GE Capital Caps Rebound in Swaps on Less Risk Than JPMorganTim Catts and Callie Bost
For the first time since the 2008 financial crisis, derivatives traders regard General Electric Capital Corp. as less risky than JPMorgan Chase & Co. as GE shrinks the unit and the bank faces billions of dollars in fines.
Credit-default swaps protecting debt of GE Capital cost 2.5 basis points less than debt of JPMorgan, according to data provider CMA. Contracts on the biggest U.S. bank by assets traded 26.5 basis points lower at the start of 2013 and as much as 497 basis points lower in April 2009.
The price reversal marks a milestone in GE’s recovery from damage suffered when the finance unit imperiled the Fairfield, Connecticut-based company as its access to capital dwindled in 2008-09. While JPMorgan Chief Executive Officer Jamie Dimon negotiates a potential $11 billion settlement to end a U.S. regulatory probe, GE CEO Jeffrey Immelt is seeking to curb risk by plotting exits from some real estate and lending operations.
“GE Capital is performing relatively well versus JPMorgan, and the other banks as well, as they’ve shed their higher-risk assets,” Brian Monteleone, a Barclays Plc credit analyst in New York, said in a telephone interview. “JPMorgan has been underperforming for the last couple months and that’s been largely drive by the various negative regulatory and litigation-related headlines.”
The cost to protect GE Capital debt with credit-default swaps was 89 basis points compared with 91.5 for JPMorgan at 4:16 p.m. in New York, according to CMA, which is owned by McGraw-Hill Financial Inc. and compiles prices quoted by dealers in the privately negotiated market. A basis point equals $1,000 annually on a contract protecting $10 million of debt.
Default swaps typically rise as investor confidence deteriorates and fall as it improves. They pay the buyer face value if a borrower fails to meet its obligations, less the value of the defaulted debt.
Russell Wilkerson, a spokesman for GE Capital, and Justin Perras of New York-based JPMorgan, each said they couldn’t immediately comment on the performance of the swaps.
GE Capital lost favor with traders in the wake of Lehman Brothers Holdings Inc.’s bankruptcy in September 2008, and its credit-default swaps soared to a record 1,000 basis points on March 5, 2009, prices compiled by Bloomberg show.
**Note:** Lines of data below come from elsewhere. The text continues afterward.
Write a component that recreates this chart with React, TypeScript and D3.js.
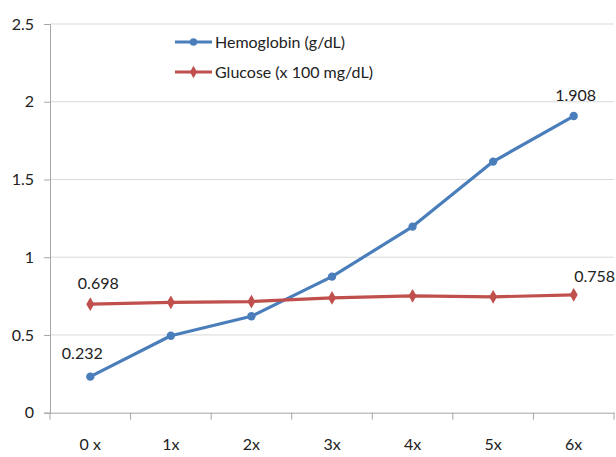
import React, { useEffect, useRef } from 'react';
import * as d3 from 'd3';

const categories = ['0 x', '1x', '2x', '3x', '4x', '5x', '6x'];
const hemoglobin = [0.232, 0.495, 0.62, 0.875, 1.197, 1.615, 1.908];
const glucose = [0.698, 0.71, 0.715, 0.738, 0.752, 0.745, 0.758];
const yTicks = [0, 0.5, 1, 1.5, 2, 2.5];
const seriesNames = ['Hemoglobin (g/dL)', 'Glucose (x 100 mg/dL)'];

const App: React.FC = () => {
  const chartRef = useRef<SVGSVGElement>(null);

  useEffect(() => {
    if (!chartRef.current) return;
    const width = 616;
    const height = 457;
    const font = 'Lato, "Open Sans", sans-serif';

    d3.select(chartRef.current).selectAll('*').remove();
    const svg = d3.select(chartRef.current)
      .attr('width', width)
      .attr('height', height);

    const x = d3.scaleBand().domain(categories).range([50, 614]);
    const y = d3.scaleLinear().domain([0, 2.5]).range([412.7, 24]);
    const cx = (i: number) => (x(categories[i]) || 0) + x.bandwidth() / 2;

    // Gridlines
    svg.append('g')
      .selectAll('line')
      .data(yTicks.filter(t => t > 0))
      .enter().append('line')
      .attr('x1', 50)
      .attr('x2', 614)
      .attr('y1', d => y(d))
      .attr('y2', d => y(d))
      .attr('stroke', '#d9d9d9')
      .attr('stroke-width', 1);

    // Y axis
    const yAxis = svg.append('g')
      .attr('transform', 'translate(50,0)')
      .call(d3.axisLeft(y).tickValues(yTicks).tickSize(6).tickPadding(10).tickFormat(d => String(d)));
    yAxis.select('.domain').attr('stroke', '#a6a6a6');
    yAxis.selectAll('.tick line').attr('stroke', '#a6a6a6');
    yAxis.selectAll('.tick text')
      .attr('font-family', font)
      .attr('font-size', '16px')
      .attr('fill', '#222');

    // X axis
    const xAxis = svg.append('g')
      .attr('transform', `translate(0,${y(0)})`)
      .call(d3.axisBottom(x).tickSize(0).tickPadding(26));
    xAxis.select('.domain').attr('stroke', '#a6a6a6');
    xAxis.selectAll('.tick text')
      .attr('font-family', font)
      .attr('font-size', '16px')
      .attr('fill', '#222');
    // category boundary ticks
    svg.append('g')
      .selectAll('line')
      .data(d3.range(categories.length + 1))
      .enter().append('line')
      .attr('x1', i => 50 + i * x.step())
      .attr('x2', i => 50 + i * x.step())
      .attr('y1', y(0))
      .attr('y2', y(0) + 7)
      .attr('stroke', '#a6a6a6');

    const series = [
      { name: seriesNames[0], values: hemoglobin, color: '#4a7ebb', marker: d3.symbolCircle },
      { name: seriesNames[1], values: glucose, color: '#c0504d', marker: d3.symbolDiamond },
    ];

    const line = d3.line<number>()
      .x((d, i) => cx(i))
      .y(d => y(d));

    series.forEach(s => {
      svg.append('path')
        .datum(s.values)
        .attr('d', line)
        .attr('fill', 'none')
        .attr('stroke', s.color)
        .attr('stroke-width', 3.2)
        .attr('stroke-linejoin', 'round');

      svg.append('g')
        .selectAll('path')
        .data(s.values)
        .enter().append('path')
        .attr('d', d3.symbol().type(s.marker).size(55)())
        .attr('transform', (d, i) => `translate(${cx(i)},${y(d)})`)
        .attr('fill', s.color);
    });

    // Value labels
    const labels = [
      { v: hemoglobin[0], x: cx(0) - 8, y: y(hemoglobin[0]) - 18 },
      { v: hemoglobin[6], x: cx(6) + 2, y: y(hemoglobin[6]) - 15 },
      { v: glucose[0], x: cx(0) + 8, y: y(glucose[0]) - 15 },
      { v: glucose[6], x: cx(6) + 21, y: y(glucose[6]) - 13 },
    ];
    svg.append('g')
      .selectAll('text')
      .data(labels)
      .enter().append('text')
      .attr('x', d => d.x)
      .attr('y', d => d.y)
      .attr('text-anchor', 'middle')
      .attr('font-family', font)
      .attr('font-size', '16px')
      .attr('fill', '#222')
      .text(d => d.v.toFixed(3));

    // Legend
    const legend = svg.append('g').attr('transform', 'translate(175,42)');
    series.forEach((s, i) => {
      const g = legend.append('g').attr('transform', `translate(0,${i * 30})`);
      g.append('line')
        .attr('x1', 0).attr('x2', 37)
        .attr('stroke', s.color)
        .attr('stroke-width', 3);
      g.append('path')
        .attr('d', d3.symbol().type(s.marker).size(45)())
        .attr('transform', 'translate(18.5,0)')
        .attr('fill', s.color);
      g.append('text')
        .attr('x', 40)
        .attr('dy', '0.35em')
        .attr('font-family', font)
        .attr('font-size', '16px')
        .attr('fill', '#222')
        .text(s.name);
    });
  }, []);

  return (
    <div style={{ position: 'absolute', left: 0, top: 0 }}>
      <svg ref={chartRef}></svg>
    </div>
  );
};

export default App;
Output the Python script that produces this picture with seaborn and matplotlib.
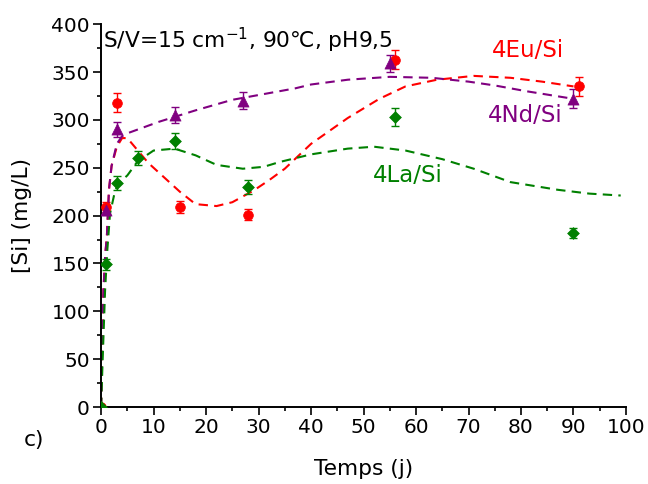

Contracts to protect JPMorgan debt traded at 180 basis points that day.
Immelt has divested real estate holdings from Canada to Australia, and he told investors at a conference in May that he’s plotting a “staged exit” from more financial operations. GE has hired JPMorgan and Goldman Sachs Group Inc. to manage an initial public offering of its private-label credit card business, the Wall Street Journal reported last month, citing unidentified sources.
“The markets were expressing caution for the credit markets for GE Capital, but as they improved the balance sheet, market confidence has risen,” said Allerton Smith, senior director of the capital markets research group at Moody’s Analytics.
JPMorgan is facing what Chief Financial Officer Marianne Lake has called a “crescendo” of litigation and enforcement action as regulators step up their focus on the largest U.S. bank following more than $6.2 billion in trading losses in 2012.
The bank agreed on Sept. 19 to pay about $1.3 billion to resolve investigations into the loss and to settle unrelated claims that it unfairly charged customers for credit-monitoring products. It is currently negotiating a potential $11 billion deal with state and federal authorities to settle several probes into its mortgage bond sales practices, according to people familiar with the discussions.